Wednesday, October 24, 2007

How Things Change...

I was just looking back at some analysis I've done of my spending and saving habits over the past couple of years. Ever since I moved into my condo, I've been griping on this blog about how much money I've been spending, but looking at these spreadsheets really brought it home for me:



"Real exp[enses]" doesn't include taxes, deductions for health insurance, etc, or business expenses, but includes everything else. "Cash saved" is what is left after subtracting these real expenses from my net paycheck. The good news at least is that I continue to fund my 401k and Roth IRA accounts to the maximum allowed, and those 401k deductions are not included in the "cash saved" columns above. The bad news is that I adjusted my withholding this year, so I can't expect as big a refund at tax time to help me catch up.
Some other good news is that I won't continue to spend large amounts on home furnishings and that I'm running out of weddings to have to go to unless all my friends and family start getting divorced and remarried. I also got a raise, and hopefully I'll get a halfway decent bonus next year, as my bonus plan has been bumped up to a larger percentage of my salary.

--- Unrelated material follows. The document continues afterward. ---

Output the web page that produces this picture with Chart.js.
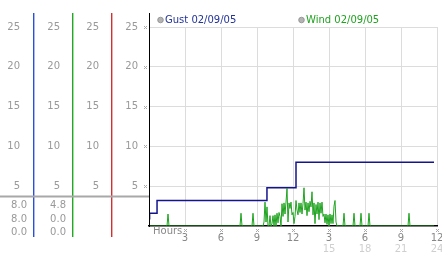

Anyway, that is just the numbers. The other side of things is that I'm enjoying living in a nicer home, and I've been really busy, socializing more than usual, and generally having fun. That is a good thing, and it's what I'd like to use my money for, in some ways. The downside to it is that I can start to feel like I'm not home enough-- not getting enough use out of my new apartment, and not staying organized enough to keep groceries in the house for cooking meals or bringing lunches to work. I don't mind spending money to enjoy myself, but I hate feeling like I'm spending too much just because I'm too disorganized to stick to good habits.

I'm always trying to figure out how to manage life better. This blog covers my financial obsessions, but of course I'm equally over-analytical about a lot of off-topic stuff too, making lists and schedules and trying to figure out how I can squeeze all the things I want to do into one life. (Fortunately, sitting around staring into space is one of the things I always make time for-- I'm not as Type-A as I'm making it sound!) I know I need to be better about planning ahead so I can keep my food budget a bit more in check. But otherwise, I at least know that most of my expense categories are still under control and my income is growing. A good goal for 2008 will be to get back to saving as much cash per month as I did in 2005. Wish me luck!


Mike G said...

It's a nice blog. Clean and to the point. I found it through Blogrush, they cleaned that up recently and now most of the listed sites are legit. That may be where a lot of your new visitors came from.

I don't know if your financial sphere includes options, but that's my specialty. My blog is if you ever want to dip your toe in that alternate universe. Cheers.

Anonymous said...

Don't beat yourself up too much. Buying a new apartment, fixing it up, moving, and furnishing a bigger space are all very expensive activities. When you do your taxes this year you'll probably find the tax break on your mortgage makes up for some of the extra expense, and that tax break will continue for years. And now that you've settled in, and the early expenses are over, you will probably be able to get back to your saving ways. Just try to make sure you don't continue spending extra money -- once you start, it's easy to continue, and it's a habit that can be hard to break!

Escape Brooklyn said...

Could it also be that now that you've bought the apartment, you don't feel the same pressure to save every last penny for the downpayment and closing costs? Maybe that's partly why you've given yourself permission to spend more freely. You've worked so hard and saved for so long that you deserve some fun!

And like sandyvoice said, decorating and making it feel like "home" are expensive at first, but those expenses will taper off.